## The class number of QQ(sqrt(3)) is 1

Compute the class number of $K = \mathbb{Q}(\sqrt{3})$.

Recall that $\mathbb{Z}[\sqrt{3}] = \mathcal{O}$ is the ring of integers in $K$, and that $\{1,\sqrt{3}\}$ is an integral basis for $K$.

We will now compute an upper bound on the constant $C$ which is shown to exist in Theorem 10.2. That is, we will find a number $C$ such that, for every ideal $A$, there exists an element $\alpha \in A$ such that $|N(\alpha)| \leq C \cdot N(A)$.

To this end, let $t = \lfloor \sqrt{N(A)} \rfloor$– that is, $t$ is the largest integer such that $t^2 \leq N(A)$. Consider the set of integers $\{b_0 + b_1\sqrt{3} \ |\ 0 \leq b_0,b_1 \leq t \}$. Since $(t+1)^2 > N(A)$ by our choice of $t$, there must exist two elements $\beta_1,\beta_2$ in this set which are congruent mod $A$. Say $\alpha = \beta_2 - \beta_1 = a_0 + a_1\sqrt{3}$.

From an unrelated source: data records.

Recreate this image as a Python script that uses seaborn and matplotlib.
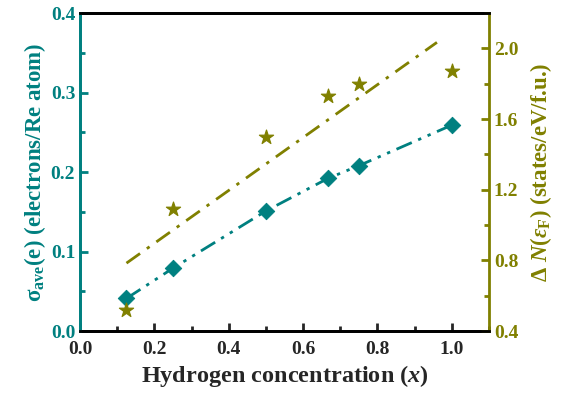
import numpy as np
import pandas as pd
import seaborn as sns
import matplotlib.pyplot as plt
from matplotlib.ticker import MultipleLocator

# data
h_conc = [0.125, 0.25, 0.5, 0.667, 0.75, 1.0]
sigma_ave = [0.041, 0.079, 0.151, 0.192, 0.208, 0.259]
delta_dos = [0.52, 1.09, 1.50, 1.73, 1.80, 1.87]
fit_range = [0.125, 0.96]

teal = "#008080"
olive = "#808000"

sns.set_style("ticks")
plt.rcParams["font.family"] = ["Liberation Serif", "DejaVu Serif"]
plt.rcParams["font.weight"] = "bold"
plt.rcParams["mathtext.fontset"] = "custom"
plt.rcParams["mathtext.rm"] = "Liberation Serif"
plt.rcParams["mathtext.it"] = "Liberation Serif:italic"
plt.rcParams["mathtext.bf"] = "Liberation Serif:bold"
plt.rcParams["mathtext.bfit"] = "Liberation Serif:italic:bold"

df = pd.DataFrame({"x": h_conc, "sigma": sigma_ave, "dos": delta_dos})

# linear fit of the DOS change
slope, icpt = np.polyfit(h_conc, delta_dos, 1)
fit_df = pd.DataFrame({"x": fit_range})
fit_df["y"] = slope * fit_df["x"] + icpt

fig = plt.figure(figsize=(5.73, 3.95), dpi=100)
ax = fig.add_axes([0.1396, 0.162, 0.7138, 0.805])
ax2 = ax.twinx()

# sigma_ave (left axis)
sns.lineplot(data=df, x="x", y="sigma", ax=ax, color=teal, lw=2,
             legend=False)
ax.lines[-1].set_dashes([6, 2.5, 1.2, 2.5, 1.2, 2.5])
sns.scatterplot(data=df, x="x", y="sigma", ax=ax, color=teal, marker="D",
                s=70, edgecolor=teal, zorder=3)

# delta N(eF) (right axis)
sns.lineplot(data=fit_df, x="x", y="y", ax=ax2, color=olive, lw=2,
             legend=False)
ax2.lines[-1].set_dashes([6, 3, 1.2, 3])
sns.scatterplot(data=df, x="x", y="dos", ax=ax2, color=olive, marker="*",
                s=115, edgecolor=olive, zorder=3)

ax.set_xlim(0, 1.1)
ax.set_ylim(0, 0.4)
ax2.set_ylim(0.4, 2.2)

ax.xaxis.set_major_locator(MultipleLocator(0.2))
ax.xaxis.set_minor_locator(MultipleLocator(0.1))
ax.yaxis.set_major_locator(MultipleLocator(0.1))
ax.yaxis.set_minor_locator(MultipleLocator(0.05))
ax2.yaxis.set_major_locator(MultipleLocator(0.4))
ax2.yaxis.set_minor_locator(MultipleLocator(0.2))
ax2.set_yticks([0.4, 0.8, 1.2, 1.6, 2.0])

for a in (ax, ax2):
    for s in a.spines.values():
        s.set_linewidth(2)
        s.set_color("black")
ax2.spines["left"].set_color(teal)
ax2.spines["right"].set_color(olive)
ax.spines["left"].set_color(teal)
ax.spines["right"].set_visible(False)

ax.tick_params(axis="both", which="both", direction="in", width=2,
               labelsize=14, top=False, right=False)
ax.tick_params(which="major", length=6)
ax.tick_params(which="minor", length=3.5)
ax.tick_params(axis="x", pad=7)
ax.tick_params(axis="y", which="both", colors=teal)
ax2.tick_params(axis="y", which="both", direction="in", width=2,
                labelsize=14, colors=olive)
ax2.tick_params(which="major", length=6)
ax2.tick_params(which="minor", length=3.5)
for lab in ax.get_xticklabels() + ax.get_yticklabels() + ax2.get_yticklabels():
    lab.set_fontweight("bold")

ax.set_xlabel(r"Hydrogen concentration ($\mathbfit{x}$)", fontsize=17.5,
              fontweight="bold", labelpad=4)
ax.set_ylabel(r"σ$_{\mathbf{ave}}$(e) (electrons/Re atom)", fontsize=16.5,
              fontweight="bold", color=teal, labelpad=2)
ax2.set_ylabel(r"$\mathbf{\Delta}$ $\mathbfit{N}$($\mathbfit{\varepsilon}_{\mathbf{F}}$) (states/eV/f.u.)",
               fontsize=16.5, fontweight="bold", color=olive, labelpad=7)

plt.savefig("out.png", dpi=100)
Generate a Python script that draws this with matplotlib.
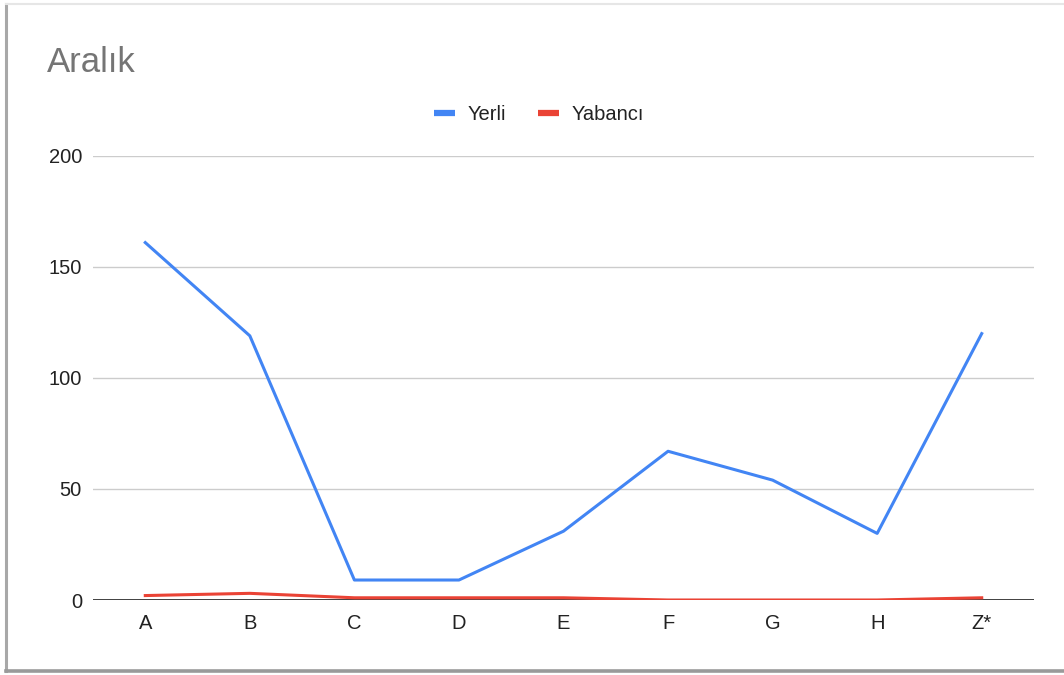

Using the triangle inequality, we have $|N(\alpha)| = |a_0^2 - 3a_1^2| \leq |a_0|^2 + 3|a_1|^2 \leq t^2 + 3t^2 = 4t^2$ $\leq 4 \cdot N(A)$. Thus the constant $C$ is at most 4.

By our proof of Theorem 10.3, every class of ideals in $\mathcal{O}$ contains an ideal of norm at most 4. We will now compute all of the ideals of norm $k$ for $k \in \{1,2,3,4\}$.

$(k=1)$ There is only one ideal of norm 1; namely $D_1 = (1)$.

$(k=2)$ Suppose $A$ is an ideal of norm 2. By Theorem 9.19, $A$ is a divisor of $(2)$. We claim that $(2) = (2,1+\sqrt{3})^2$; indeed, $(2,1+\sqrt{3})^2 = (4,2+2\sqrt{3},-2) = (2)$. Now $4 = N((2)) = N((2,1+\sqrt{3}))^2$, so that $N((2,1+\sqrt{3})) = 2$. By Theorem 9.15, the ideal $(2,1+\sqrt{3})$ is prime, and so $(2) = (2,1+\sqrt{3})^2$ is the prime factorization of $(2)$. So $D_2 = (2,1+\sqrt{3})$ is the only ideal of norm 2 in $\mathcal{O}$.

$(k=3)$ Suppose $A$ is an ideal of norm 3. By Theorem 9.19, $A$ is a divisor of $(3)$. Note that $(3) = (\sqrt{3})^2$, and that $N((\sqrt{3})) = N(\sqrt{3}) = 3$. Thus $(3) = (\sqrt{3})^2$ is the prime factorization of $(3)$, and $D_3 = (\sqrt{3})$ is the only ideal of norm 3 in $\mathcal{O}$.

$(k=4)$ Suppose $A$ is an ideal of norm 4. If $A$ is not prime, then it is a product of two prime ideals of norm 2. The only prime ideal of norm 2 is $D_2$, so that $A = D_2^2 = (2)$. If $A$ is prime, then by Theorem 9.19, $A \supseteq (2)$. Since $(2)$ has norm 4, in fact $A = (2)$, which in this case is a contradiction. So $D_4 = (2)$ is the only ideal of norm 4.

It is clear that $D_1 \sim D_3 \sim D_4$. Moreover, note that $(1-\sqrt{3})D_2 = (2-2\sqrt{3}, -2) = (2) = (1)(2)$, so that $D_2 \sim D_4$.

Thus the class number of $\mathbb{Q}(\sqrt{3})$ is 1.